The ACMA found that Kennerley’s comments did not breach section 2.6.2 of the Commercial Television Code of Practice, which states a broadcaster must screen content likely “to provoke or perpetuate in, or by a reasonable person, intense dislike, serious contempt or severe ridicule against a person or group of people because of age, colour, gender, national or ethnic origin, disability, race, religion or sexual preference”.

Extinction Rebellion Hot Topic

With Kerri-Anne vindicated by the ACMA, she possibly felt more emboldened to make another triggering statement. Last week, Australian cities were in gridlock during peak hour due Rebellion Week protests.

Given the Extinction Rebellion protestors were receiving small fines with no convictions for supergluing themselves to roads, there have been proposals from politicians to introduce jail sentences to deter these types of disruptive protests.

Kerri-Anne on Extinction Rebellion Protestors

The Studio 10 panel was discussing this proposal during another hot topic segment when co-host Sarah Harris asked “Kerri-Anne, jail time? Isn’t that a bit extreme?” To which she replied:

“Oh no! Personally, I would leave them all superglued to wherever they do it. The guy hanging from the Story Bridge. Why send emergency services? Leave him there until he gets himself out. No emergency services should help them, nobody should do anything, and you just put little witches hats around them, or use them as a speed bump.”

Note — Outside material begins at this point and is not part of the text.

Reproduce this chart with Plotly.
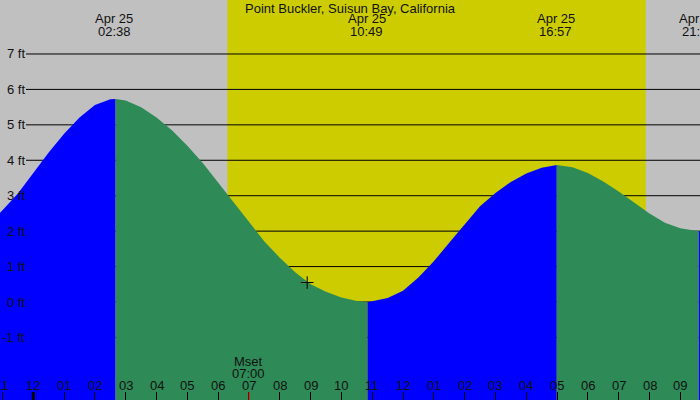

Sara Harris then quipped “God, you’re going to get us into trouble.” Kerri-Anne responded, “Is that wrong? Put them in jail and forget to feed them. Put them in some of the aged care homes around Australia, that would really sort them out.”

Given the week of frustration many Australian workers experienced last week due to Extinction Rebellion protests, Kerri-Anne was just saying what many were secretly thinking. It was of course a joke and no Extinction Rebellion protestor was run down by an irate motorist.

Fresh Kerri-Anne Outrage

But that didn’t stop climate cultists expressing outrage on social media and alleging that Kerri-Anne was calling for violence against climate change activists.


There were of course renewed calls for Network Ten to sack Kerri-Anne. In a statement to Yahoo News, Network Ten showed no sign of caving in to this campaign. Ten agreed that her comments ‘were said in jest,’ and that ‘Kerri-Anne confirmed that she was indeed speaking in hyperbole and her words were clearly a joke. There was no intent to cause offence.’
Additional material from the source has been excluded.